**Dataset section:**
---*---
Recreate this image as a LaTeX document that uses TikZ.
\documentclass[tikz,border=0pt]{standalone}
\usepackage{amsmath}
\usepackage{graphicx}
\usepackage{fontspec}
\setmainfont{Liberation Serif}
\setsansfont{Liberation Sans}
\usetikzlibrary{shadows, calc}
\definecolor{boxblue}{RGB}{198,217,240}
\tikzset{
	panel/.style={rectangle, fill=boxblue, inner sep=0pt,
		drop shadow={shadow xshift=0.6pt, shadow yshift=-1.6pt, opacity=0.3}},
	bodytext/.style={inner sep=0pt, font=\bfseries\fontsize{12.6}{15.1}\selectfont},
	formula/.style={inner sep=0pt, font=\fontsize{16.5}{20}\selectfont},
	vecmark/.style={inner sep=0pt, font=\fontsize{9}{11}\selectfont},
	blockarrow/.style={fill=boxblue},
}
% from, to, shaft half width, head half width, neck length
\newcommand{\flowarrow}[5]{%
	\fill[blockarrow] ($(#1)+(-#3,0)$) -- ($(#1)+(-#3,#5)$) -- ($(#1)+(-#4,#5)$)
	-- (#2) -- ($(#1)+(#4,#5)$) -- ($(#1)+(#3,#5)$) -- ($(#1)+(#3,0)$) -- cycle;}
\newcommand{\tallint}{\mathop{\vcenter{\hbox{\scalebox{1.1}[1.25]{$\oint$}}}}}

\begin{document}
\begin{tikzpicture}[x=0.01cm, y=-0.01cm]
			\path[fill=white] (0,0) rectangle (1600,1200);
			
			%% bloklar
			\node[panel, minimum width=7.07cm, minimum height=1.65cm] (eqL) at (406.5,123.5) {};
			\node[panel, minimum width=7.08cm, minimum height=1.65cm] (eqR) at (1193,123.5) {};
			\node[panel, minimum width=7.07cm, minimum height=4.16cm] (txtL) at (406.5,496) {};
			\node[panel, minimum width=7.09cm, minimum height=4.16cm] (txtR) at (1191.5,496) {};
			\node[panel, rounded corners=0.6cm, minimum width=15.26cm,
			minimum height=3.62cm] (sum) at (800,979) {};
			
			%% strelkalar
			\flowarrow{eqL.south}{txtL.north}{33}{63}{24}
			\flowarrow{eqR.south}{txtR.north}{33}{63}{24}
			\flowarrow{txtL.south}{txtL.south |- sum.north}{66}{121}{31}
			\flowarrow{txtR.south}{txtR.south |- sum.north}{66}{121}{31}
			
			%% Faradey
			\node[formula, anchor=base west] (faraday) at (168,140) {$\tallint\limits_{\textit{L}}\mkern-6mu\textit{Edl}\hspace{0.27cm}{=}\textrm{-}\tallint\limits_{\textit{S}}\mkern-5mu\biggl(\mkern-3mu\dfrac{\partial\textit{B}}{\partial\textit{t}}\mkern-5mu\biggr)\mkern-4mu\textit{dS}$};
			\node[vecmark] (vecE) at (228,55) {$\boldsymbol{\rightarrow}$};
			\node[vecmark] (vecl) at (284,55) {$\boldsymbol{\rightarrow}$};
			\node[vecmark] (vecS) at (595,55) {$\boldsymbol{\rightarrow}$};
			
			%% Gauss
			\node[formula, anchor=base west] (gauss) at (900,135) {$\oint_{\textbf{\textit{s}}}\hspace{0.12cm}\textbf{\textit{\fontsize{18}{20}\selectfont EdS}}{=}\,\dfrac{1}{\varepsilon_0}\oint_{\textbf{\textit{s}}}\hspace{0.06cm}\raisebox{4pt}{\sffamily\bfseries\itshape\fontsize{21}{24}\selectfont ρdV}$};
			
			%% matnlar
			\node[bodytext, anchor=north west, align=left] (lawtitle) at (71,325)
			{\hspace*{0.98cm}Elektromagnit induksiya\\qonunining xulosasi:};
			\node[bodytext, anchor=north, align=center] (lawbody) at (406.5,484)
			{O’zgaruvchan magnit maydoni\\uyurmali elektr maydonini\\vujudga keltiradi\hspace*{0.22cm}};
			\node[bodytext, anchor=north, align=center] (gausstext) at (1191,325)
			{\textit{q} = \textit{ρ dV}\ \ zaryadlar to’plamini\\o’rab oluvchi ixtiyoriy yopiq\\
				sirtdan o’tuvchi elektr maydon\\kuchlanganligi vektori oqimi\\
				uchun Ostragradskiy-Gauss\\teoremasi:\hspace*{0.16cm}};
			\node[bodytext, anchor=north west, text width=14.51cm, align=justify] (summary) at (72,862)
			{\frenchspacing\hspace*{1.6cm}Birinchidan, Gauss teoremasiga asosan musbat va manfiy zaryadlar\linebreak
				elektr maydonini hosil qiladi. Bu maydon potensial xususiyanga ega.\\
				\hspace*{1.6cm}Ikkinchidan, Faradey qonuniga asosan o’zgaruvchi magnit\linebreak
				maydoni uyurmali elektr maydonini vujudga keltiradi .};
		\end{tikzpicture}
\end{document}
---*---
**Aim of the exercise:** Your task is to repeat the data exactly, with nothing left out.

**Right answer:**
Recreate this image as a LaTeX document that uses TikZ.
\documentclass[tikz,border=0pt]{standalone}
\usepackage{amsmath}
\usepackage{graphicx}
\usepackage{fontspec}
\setmainfont{Liberation Serif}
\setsansfont{Liberation Sans}
\usetikzlibrary{shadows, calc}
\definecolor{boxblue}{RGB}{198,217,240}
\tikzset{
	panel/.style={rectangle, fill=boxblue, inner sep=0pt,
		drop shadow={shadow xshift=0.6pt, shadow yshift=-1.6pt, opacity=0.3}},
	bodytext/.style={inner sep=0pt, font=\bfseries\fontsize{12.6}{15.1}\selectfont},
	formula/.style={inner sep=0pt, font=\fontsize{16.5}{20}\selectfont},
	vecmark/.style={inner sep=0pt, font=\fontsize{9}{11}\selectfont},
	blockarrow/.style={fill=boxblue},
}
% from, to, shaft half width, head half width, neck length
\newcommand{\flowarrow}[5]{%
	\fill[blockarrow] ($(#1)+(-#3,0)$) -- ($(#1)+(-#3,#5)$) -- ($(#1)+(-#4,#5)$)
	-- (#2) -- ($(#1)+(#4,#5)$) -- ($(#1)+(#3,#5)$) -- ($(#1)+(#3,0)$) -- cycle;}
\newcommand{\tallint}{\mathop{\vcenter{\hbox{\scalebox{1.1}[1.25]{$\oint$}}}}}

\begin{document}
\begin{tikzpicture}[x=0.01cm, y=-0.01cm]
			\path[fill=white] (0,0) rectangle (1600,1200);
			
			%% bloklar
			\node[panel, minimum width=7.07cm, minimum height=1.65cm] (eqL) at (406.5,123.5) {};
			\node[panel, minimum width=7.08cm, minimum height=1.65cm] (eqR) at (1193,123.5) {};
			\node[panel, minimum width=7.07cm, minimum height=4.16cm] (txtL) at (406.5,496) {};
			\node[panel, minimum width=7.09cm, minimum height=4.16cm] (txtR) at (1191.5,496) {};
			\node[panel, rounded corners=0.6cm, minimum width=15.26cm,
			minimum height=3.62cm] (sum) at (800,979) {};
			
			%% strelkalar
			\flowarrow{eqL.south}{txtL.north}{33}{63}{24}
			\flowarrow{eqR.south}{txtR.north}{33}{63}{24}
			\flowarrow{txtL.south}{txtL.south |- sum.north}{66}{121}{31}
			\flowarrow{txtR.south}{txtR.south |- sum.north}{66}{121}{31}
			
			%% Faradey
			\node[formula, anchor=base west] (faraday) at (168,140) {$\tallint\limits_{\textit{L}}\mkern-6mu\textit{Edl}\hspace{0.27cm}{=}\textrm{-}\tallint\limits_{\textit{S}}\mkern-5mu\biggl(\mkern-3mu\dfrac{\partial\textit{B}}{\partial\textit{t}}\mkern-5mu\biggr)\mkern-4mu\textit{dS}$};
			\node[vecmark] (vecE) at (228,55) {$\boldsymbol{\rightarrow}$};
			\node[vecmark] (vecl) at (284,55) {$\boldsymbol{\rightarrow}$};
			\node[vecmark] (vecS) at (595,55) {$\boldsymbol{\rightarrow}$};
			
			%% Gauss
			\node[formula, anchor=base west] (gauss) at (900,135) {$\oint_{\textbf{\textit{s}}}\hspace{0.12cm}\textbf{\textit{\fontsize{18}{20}\selectfont EdS}}{=}\,\dfrac{1}{\varepsilon_0}\oint_{\textbf{\textit{s}}}\hspace{0.06cm}\raisebox{4pt}{\sffamily\bfseries\itshape\fontsize{21}{24}\selectfont ρdV}$};
			
			%% matnlar
			\node[bodytext, anchor=north west, align=left] (lawtitle) at (71,325)
			{\hspace*{0.98cm}Elektromagnit induksiya\\qonunining xulosasi:};
			\node[bodytext, anchor=north, align=center] (lawbody) at (406.5,484)
			{O’zgaruvchan magnit maydoni\\uyurmali elektr maydonini\\vujudga keltiradi\hspace*{0.22cm}};
			\node[bodytext, anchor=north, align=center] (gausstext) at (1191,325)
			{\textit{q} = \textit{ρ dV}\ \ zaryadlar to’plamini\\o’rab oluvchi ixtiyoriy yopiq\\
				sirtdan o’tuvchi elektr maydon\\kuchlanganligi vektori oqimi\\
				uchun Ostragradskiy-Gauss\\teoremasi:\hspace*{0.16cm}};
			\node[bodytext, anchor=north west, text width=14.51cm, align=justify] (summary) at (72,862)
			{\frenchspacing\hspace*{1.6cm}Birinchidan, Gauss teoremasiga asosan musbat va manfiy zaryadlar\linebreak
				elektr maydonini hosil qiladi. Bu maydon potensial xususiyanga ega.\\
				\hspace*{1.6cm}Ikkinchidan, Faradey qonuniga asosan o’zgaruvchi magnit\linebreak
				maydoni uyurmali elektr maydonini vujudga keltiradi .};
		\end{tikzpicture}
\end{document}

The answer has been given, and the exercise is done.